Capt. Gerald F. DeConto, Simpsons commanding officer from September 1998 to April 2000, was killed at the Pentagon during the September 11, 2001 attacks.

In July 2002, Simpson responded to Malpelo Island to medevac a wounded Colombian Marine who had received three gunshot wounds.

Simpson deployed with Helicopter Antisubmarine Squadron (Light) (HSL) 44, Det. 10 as part of NATO's Standing Naval Forces Atlantic on 22 September 2004 returning 20 December 2004. Simpson visited New York City 12 October 2004 during this deployment. Simpsons Mk 13 missile launcher was removed sometime in 2005 prior to her next deployment.

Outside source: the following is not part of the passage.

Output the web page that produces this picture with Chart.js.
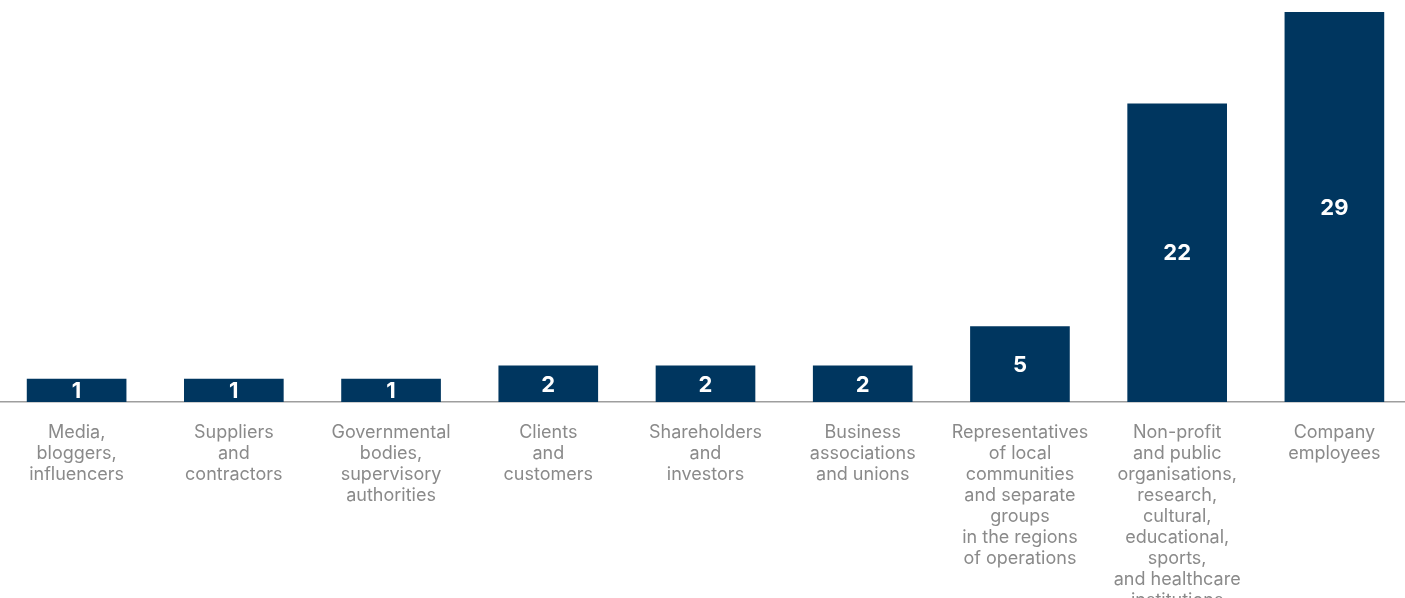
<!DOCTYPE html>
<html>
<head>
<meta charset="utf-8">
<script src="https://cdn.jsdelivr.net/npm/chart.js@4.4.1/dist/chart.umd.min.js"></script>
<style>
  html, body { margin: 0; padding: 0; background: #ffffff; overflow: hidden; }
  #wrap { position: relative; width: 1405px; height: 598px; overflow: hidden; }
  #c { position: absolute; left: -2px; top: 0; }
</style>
</head>
<body>
<div id="wrap"><canvas id="c" width="1415" height="598"></canvas></div>
<script>
// Categories (multi-line tick labels)
const categories = [
  ["Media,", "bloggers,", "influencers"],
  ["Suppliers", "and", "contractors"],
  ["Governmental", "bodies,", "supervisory", "authorities"],
  ["Clients", "and", "customers"],
  ["Shareholders", "and", "investors"],
  ["Business", "associations", "and unions"],
  ["Representatives", "of local", "communities", "and separate", "groups", "in the regions", "of operations"],
  ["Non-profit", "and public", "organisations,", "research,", "cultural,", "educational,", "sports,", "and healthcare", "institutions"],
  ["Company", "employees"]
];
// Values printed on the bars
const values = [1, 1, 1, 2, 2, 2, 5, 22, 29];
// Value-axis range
const yMin = -0.75;
const yMax = 29;

const barColor = "#00365f";

const valueLabelPlugin = {
  id: "valueLabels",
  afterDatasetsDraw(chart) {
    const ctx = chart.ctx;
    const meta = chart.getDatasetMeta(0);
    ctx.save();
    ctx.fillStyle = "#ffffff";
    ctx.font = "bold 22px Inter, 'Liberation Sans', sans-serif";
    ctx.textAlign = "center";
    ctx.textBaseline = "middle";
    meta.data.forEach((bar, i) => {
      const p = bar.getProps(["x", "y", "base"], true);
      ctx.fillText(String(values[i]), p.x, (p.y + p.base) / 2 + 1);
    });
    ctx.restore();
  }
};

new Chart(document.getElementById("c"), {
  type: "bar",
  data: {
    labels: categories,
    datasets: [{
      data: values,
      base: yMin,
      backgroundColor: barColor,
      borderWidth: 0,
      barThickness: 99
    }]
  },
  options: {
    responsive: false,
    animation: false,
    layout: { padding: { top: 12, left: 0, right: 0, bottom: 0 } },
    plugins: {
      legend: { display: false },
      tooltip: { enabled: false }
    },
    scales: {
      x: {
        afterFit(scale) { scale.height = 196; },
        grid: { display: false, drawTicks: false },
        border: { display: true, color: "#9e9e9e", width: 1.5 },
        ticks: {
          color: "#8a8a8a",
          font: { family: "Inter, 'Liberation Sans', sans-serif", size: 18, lineHeight: 1.17 },
          padding: 20,
          maxRotation: 0,
          autoSkip: false
        }
      },
      y: {
        display: false,
        min: yMin,
        max: yMax
      }
    }
  },
  plugins: [valueLabelPlugin]
});
</script>
</body>
</html>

On 3 January 2006, Simpson deployed with HSL-42, Det. 9, joining Standing NRF Maritime Group 1 and participated in a number of international naval exercises in the North Sea, Norwegian Sea and Eastern Mediterranean Sea returning to Mayport 24 June 2006.

On 5 October 2007, Simpson deployed with HSL-46, Det. 7 and U.S. Coast Guard Law Enforcement Detachment (LEDET) 405, to the eastern Pacific for counter narcotics operations returning April 2008. During the deployment Simpson captured 16 metric tons of cocaine. On 29 November 2007, Simpson interdicted a self-propelled semi-submersible (SPSS) capable of carrying 5–8 metric tons of cocaine. The sub was sunk by its crew, but the crew was captured and turned over to Colombia.

===2010s===
On 17 January 2012, Simpson deployed to the Sixth Fleet Area of Responsibility, participating in Africa Partnership Station 2012, and Operation Active Endeavor. Ports of call included Funchal, Rota, Casablanca, Dakar, Lagos, Accra, Mindelo, Souda Bay, Sicily, Naples and Praia. She returned to Naval Station Mayport on 17 July 2012.

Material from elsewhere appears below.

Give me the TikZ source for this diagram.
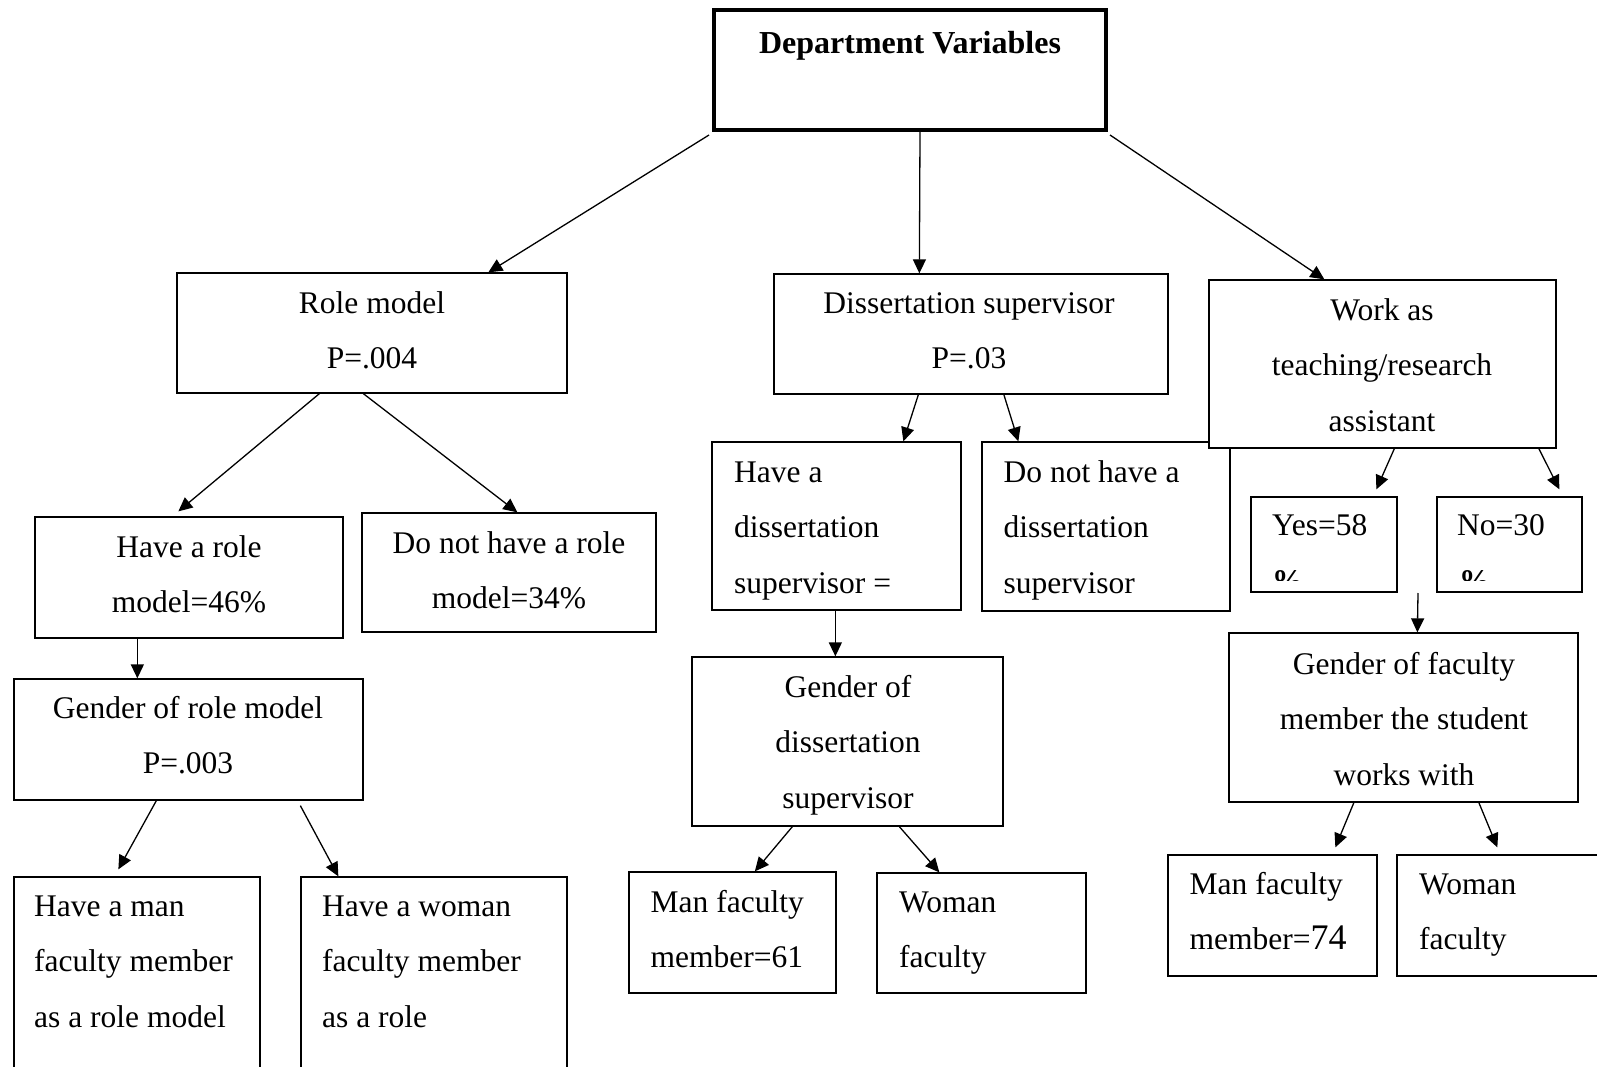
\documentclass[tikz,border=0pt]{standalone}
\usepackage{fontspec}
\setmainfont{Liberation Serif}
\usetikzlibrary{arrows.meta,fit}
% strut that fixes the top of a text block 24pt above its first baseline
\newcommand\fl{\rule{0pt}{24pt}}
\begin{document}
\begin{tikzpicture}[x=1pt,y=-1pt,
  box/.style={draw, line width=1.3pt, fill=white, inner sep=0pt, rectangle},
  mainbox/.style={box, line width=4pt},
  txt/.style={inner sep=0pt, font=\fontsize{31.5}{55.5}\selectfont},
  ltxt/.style={txt, anchor=north west, align=left},
  ctxt/.style={txt, anchor=north, align=center},
  arr/.style={line width=1.3pt, -{Triangle[length=14pt,width=13pt]}}]
\useasboundingbox (0,0) rectangle (1597,1067);
\fill[white] (0,0) rectangle (1597,1067);
\clip (0,0) rectangle (1597,1067);

% ---- boxes ----
\node[mainbox, fit={(714,10) (1106,130)}] (top) {};
\node[box, fit={(177,273) (567,393)}] (rm) {};
\node[box, fit={(774,274) (1168,394)}] (ds) {};
\node[box, fit={(35,517) (343,638)}] (hr) {};
\node[box, fit={(362,513) (656,632)}] (nr) {};
\node[box, fit={(712,442) (961,610)}] (hd) {};
\node[box, fit={(982,442) (1230,611)}] (nd) {};
\node[box, fit={(1209,280) (1556,448)}] (wk) {};
\node[box, fit={(1251,497) (1397,592)}] (yes) {};
\node[box, fit={(1437,497) (1582,592)}] (no) {};
\node[box, fit={(14,679) (363,800)}] (gr) {};
\node[box, fit={(692,657) (1003,826)}] (gd) {};
\node[box, fit={(1229,633) (1578,802)}] (gf) {};
\node[box, fit={(14,877) (260,1090)}] (hm) {};
\node[box, fit={(301,877) (567,1090)}] (hw) {};
\node[box, fit={(629,872) (836,993)}] (m61) {};
\node[box, fit={(877,873) (1086,993)}] (wf1) {};
\node[box, fit={(1168,855) (1377,976)}] (m74) {};
\node[box, fit={(1397,855) (1620,976)}] (wf2) {};

% ---- texts ----
\node[ctxt, font=\fontsize{32}{40}\selectfont\bfseries] (t-top) at (910,29) {\fl Department Variables};
\node[ctxt] (t-rm) at (372,289) {\fl Role model\\P=.004};
\node[ctxt] (t-ds) at (969,289) {\fl Dissertation supervisor\\P=.03};
\node[ctxt] (t-wk) at (1382,296) {\fl Work as\\teaching/research\\assistant};
\node[ctxt] (t-hr) at (189,533) {\fl Have a role\\model=46\%};
\node[ctxt] (t-nr) at (509,529) {\fl Do not have a role\\model=34\%};
\node[ltxt] (t-hd) at (734,458) {\fl Have a\\dissertation\\supervisor =};
\node[ltxt] (t-nd) at (1003.5,458) {\fl Do not have a\\dissertation\\supervisor};
\node[ltxt] (t-yes) at (1272,511) {\fl Yes=58};
\node[ltxt] (t-no) at (1457,511) {\fl No=30};
\node[ctxt] (t-gr) at (188,694) {\fl Gender of role model\\P=.003};
\node[ctxt] (t-gd) at (848,673) {\fl Gender of\\dissertation\\supervisor};
\node[ctxt] (t-gf) at (1404,650) {\fl Gender of faculty\\member the student\\works with};
\node[ltxt] (t-hm) at (34,892) {\fl Have a man\\faculty member\\as a role model};
\node[ltxt] (t-hw) at (322,892) {\fl Have a woman\\faculty member\\as a role};
\node[ltxt] (t-m61) at (650.5,888) {\fl Man faculty\\member=61};
\node[ltxt] (t-wf1) at (899,888) {\fl Woman\\faculty};
\node[ltxt] (t-m74) at (1189.5,870) {\fl Man faculty\\member={\fontsize{36}{36}\selectfont 74}};
\node[ltxt] (t-wf2) at (1419,870) {\fl Woman\\faculty};

% percent signs cut off by the lower edge of their text frames
\begin{scope}
  \clip (1260,560) rectangle (1590,580.5);
  \node[ltxt, font=\fontsize{31.5}{55.5}\selectfont\bfseries] (p-yes) at (1272,567) {\fl\%};
  \node[ltxt, font=\fontsize{31.5}{55.5}\selectfont\bfseries] (p-no) at (1459,567) {\fl\%};
\end{scope}

% ---- connectors ----
\draw[arr] ([xshift=-3pt,yshift=-3pt]top.south west) -- ([xshift=312pt]rm.north west);
\draw[arr] ([xshift=10pt]top.south) -- ([xshift=146pt]ds.north west);
\draw[arr] ([xshift=2pt,yshift=-3pt]top.south east) -- ([xshift=116pt]wk.north west);

\draw[arr] ([xshift=143pt]rm.south west) -- ([xshift=144pt,yshift=5pt]hr.north west);
\draw[arr] ([xshift=187pt]rm.south west) -- ([xshift=156pt]nr.north west);
\draw[arr] ([xshift=103pt]hr.south west) -- ([xshift=124pt]gr.north west);
\draw[arr] ([xshift=143pt]gr.south west) -- ([xshift=105pt,yshift=7pt]hm.north west);
\draw[arr] ([xshift=287pt,yshift=-5pt]gr.south west) -- ([xshift=38pt]hw.north west);

\draw[arr] ([xshift=145pt]ds.south west) -- ([xshift=192pt]hd.north west);
\draw[arr] ([xshift=230.5pt]ds.south west) -- ([xshift=37pt]nd.north west);
\draw[arr] ([xshift=124pt]hd.south west) -- ([xshift=144pt]gd.north west);
\draw[arr] ([xshift=101pt]gd.south west) -- ([xshift=126.5pt]m61.north west);
\draw[arr] ([xshift=208pt]gd.south west) -- ([xshift=63pt]wf1.north west);

\draw[arr] ([xshift=186pt]wk.south west) -- ([xshift=126pt,yshift=7pt]yes.north west);
\draw[arr] ([xshift=330.5pt]wk.south west) -- ([xshift=123pt,yshift=7pt]no.north west);
\coordinate (split) at (1418,593);
\draw[arr] (split) -- ([xshift=189pt]gf.north west);
\draw[arr] ([xshift=125.5pt]gf.south west) -- ([xshift=168pt,yshift=7pt]m74.north west);
\draw[arr] ([xshift=250.5pt]gf.south west) -- ([xshift=101pt,yshift=7pt]wf2.north west);
\end{tikzpicture}
\end{document}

On 18 September 2013, Simpson deployed once more to the United States Sixth Fleet Area of Responsibility. Ports of call included Ponta Delgada, Sicily, Bari, Athens, Valletta, Souda Bay and Casablanca. She returned to Naval Station Mayport on 20 March 2014.
Simpsons final homeport was Naval Station Mayport, Florida, with assignment to Destroyer Squadron 14. Simpson was part of the Active Naval Reserve Force, Category A from 2002 until her decommissioning in September 2015. She was the final Oliver Hazard Perry-class frigate in service in the United States Navy. The ship is set to be put up for foreign military sale.

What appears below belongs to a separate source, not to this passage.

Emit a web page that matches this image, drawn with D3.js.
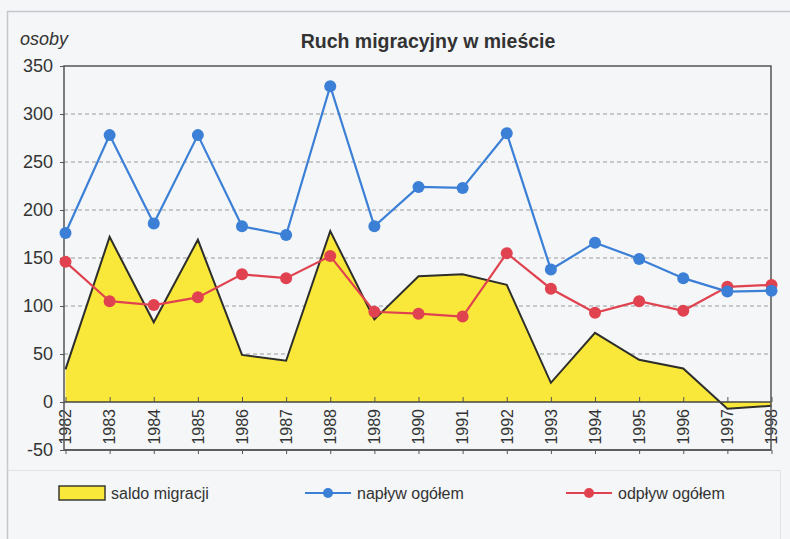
<!DOCTYPE html>
<html>
<head>
<meta charset="utf-8">
<script src="https://cdn.jsdelivr.net/npm/d3@7"></script>
<style>
  body { margin: 0; background: #f4f6f8; }
  svg { display: block; font-family: "Liberation Sans", Arial, sans-serif; }
</style>
</head>
<body>
<div id="chart"></div>
<script>
// chart size
var chart_width = 790;
var chart_height = 539;

// data
var years = ['1982','1983','1984','1985','1986','1987','1988','1989','1990',
             '1991','1992','1993','1994','1995','1996','1997','1998'];
var saldo = [34, 172, 83, 169, 49, 43, 178, 86, 131, 133, 122, 20, 72, 44, 35, -7, -4];
var naplyw = [176, 278, 186, 278, 183, 174, 329, 183, 224, 223, 280, 138, 166, 149, 129, 115, 116];
var odplyw = [146, 105, 101, 109, 133, 129, 152, 94, 92, 89, 155, 118, 93, 105, 95, 120, 122];
var y_ticks = [-50, 0, 50, 100, 150, 200, 250, 300, 350];
var legend_labels = ['saldo migracji', 'napływ ogółem', 'odpływ ogółem'];

var blue = '#3b7fd6';
var red = '#e0434f';
var yellow = '#f9e83a';

// plot box (window.top is read-only, so other names)
var p_left = 64, p_right = 771, p_top = 66, p_bottom = 450;

var svg = d3.select('#chart')
            .append('svg')
            .attr('width', chart_width)
            .attr('height', chart_height);

// outer frame (faint)
svg.append('path')
   .attr('d', 'M7.5,' + chart_height + 'V11.5H' + chart_width)
   .attr('fill', 'none')
   .attr('stroke', '#c4c8cc')
   .attr('stroke-width', 1.5);

var x = d3.scalePoint().domain(years).range([p_left + 1.5, p_right + 0.5]);
var y = d3.scaleLinear().domain([-50, 350]).range([p_bottom, p_top]);

// gridlines
svg.append('g')
   .selectAll('line')
   .data(y_ticks.filter(function(d){ return d > 0 && d < 350; }))
   .enter()
   .append('line')
   .attr('x1', p_left).attr('x2', p_right)
   .attr('y1', function(d){ return y(d); })
   .attr('y2', function(d){ return y(d); })
   .attr('stroke', '#9a9a9a')
   .attr('stroke-width', 1)
   .attr('stroke-dasharray', '4,3');

// saldo area
var area = d3.area()
             .x(function(d, i){ return x(years[i]); })
             .y0(y(0))
             .y1(function(d){ return y(d); });
svg.append('path')
   .datum(saldo)
   .attr('d', area)
   .attr('fill', yellow);

var line = d3.line()
             .x(function(d, i){ return x(years[i]); })
             .y(function(d){ return y(d); });

svg.append('path')
   .datum(saldo)
   .attr('d', line)
   .attr('fill', 'none')
   .attr('stroke', '#2e2e2a')
   .attr('stroke-width', 2);

// zero axis
svg.append('g')
   .attr('transform', 'translate(0,' + y(0) + ')')
   .call(d3.axisTop(x).tickSize(5).tickFormat(''))
   .call(function(g){
       g.select('.domain').attr('stroke', '#444').attr('stroke-width', 1.5)
        .attr('d', 'M' + p_left + ',0H' + p_right);
       g.selectAll('.tick line').attr('stroke', '#555');
   });

// bottom axis
svg.append('g')
   .attr('transform', 'translate(0,' + p_bottom + ')')
   .call(d3.axisBottom(x).tickSize(4).tickFormat(''))
   .call(function(g){
       g.select('.domain').attr('stroke', '#555').attr('stroke-width', 1.5)
        .attr('d', 'M' + p_left + ',0H' + p_right);
       g.selectAll('.tick line').attr('stroke', '#555');
   });

// year labels
svg.append('g')
   .selectAll('text')
   .data(years)
   .enter()
   .append('text')
   .attr('transform', function(d){ return 'translate(' + x(d) + ',' + (y(0) + 7) + ') rotate(-90)'; })
   .attr('text-anchor', 'end')
   .attr('dy', '0.36em')
   .attr('font-size', 16)
   .attr('fill', '#333')
   .text(function(d){ return d; });

// plot frame
svg.append('rect')
   .attr('x', p_left).attr('y', p_top)
   .attr('width', p_right - p_left).attr('height', p_bottom - p_top)
   .attr('fill', 'none')
   .attr('stroke', '#555')
   .attr('stroke-width', 1.5);

// y axis (plain hyphen for minus, as in the original)
svg.append('g')
   .attr('transform', 'translate(' + p_left + ',0)')
   .call(d3.axisLeft(y).tickValues(y_ticks).tickSize(4).tickPadding(7)
           .tickFormat(function(d){ return String(d); }))
   .call(function(g){
       g.select('.domain').remove();
       g.selectAll('.tick line').attr('stroke', '#555');
       g.selectAll('.tick text')
        .attr('font-size', 18)
        .attr('fill', '#333')
        .attr('font-family', '"Liberation Sans", Arial, sans-serif');
   });

// lines with markers
function draw_series(values, colour){
    svg.append('path')
       .datum(values)
       .attr('d', line)
       .attr('fill', 'none')
       .attr('stroke', colour)
       .attr('stroke-width', 2.2);
    svg.append('g')
       .selectAll('circle')
       .data(values)
       .enter()
       .append('circle')
       .attr('cx', function(d, i){ return x(years[i]); })
       .attr('cy', function(d){ return y(d); })
       .attr('r', 6)
       .attr('fill', colour);
}
draw_series(odplyw, red);
draw_series(naplyw, blue);

// title and unit
svg.append('text')
   .attr('x', 428).attr('y', 48)
   .attr('text-anchor', 'middle')
   .attr('font-size', 19.5)
   .attr('font-weight', 'bold')
   .attr('fill', '#333')
   .text('Ruch migracyjny w mieście');

svg.append('text')
   .attr('x', 20).attr('y', 45)
   .attr('font-size', 18)
   .attr('font-style', 'italic')
   .attr('fill', '#333')
   .text('osoby');

// legend
var lg = svg.append('g');
lg.append('path')
  .attr('d', 'M7.5,470.5H780.5V' + chart_height)
  .attr('fill', 'none')
  .attr('stroke', '#e0e3e6')
  .attr('stroke-width', 1);

lg.append('rect')
  .attr('x', 59).attr('y', 486)
  .attr('width', 46).attr('height', 14)
  .attr('fill', yellow)
  .attr('stroke', '#3a3a30')
  .attr('stroke-width', 1.5);
lg.append('text')
  .attr('x', 111).attr('y', 499)
  .attr('font-size', 16)
  .attr('fill', '#333')
  .text(legend_labels[0]);

[[blue, 305, legend_labels[1]], [red, 566, legend_labels[2]]].forEach(function(e){
    lg.append('line')
      .attr('x1', e[1]).attr('x2', e[1] + 46)
      .attr('y1', 493).attr('y2', 493)
      .attr('stroke', e[0]).attr('stroke-width', 2);
    lg.append('circle')
      .attr('cx', e[1] + 23).attr('cy', 493).attr('r', 5)
      .attr('fill', e[0]);
    lg.append('text')
      .attr('x', e[1] + 52).attr('y', 499)
      .attr('font-size', 16)
      .attr('fill', '#333')
      .text(e[2]);
});
</script>
</body>
</html>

When Simpson was decommissioned, it meant the last United States ship still in active service to have sunk an enemy vessel was the 217-year-old USS Constitution.

===Fate===
On September 25, 2025, nearly 10 years after her decommissioning, Simpson was towed from Philiadelphia. On September 28, she was sunk in a SINKEX operation during UNITAS.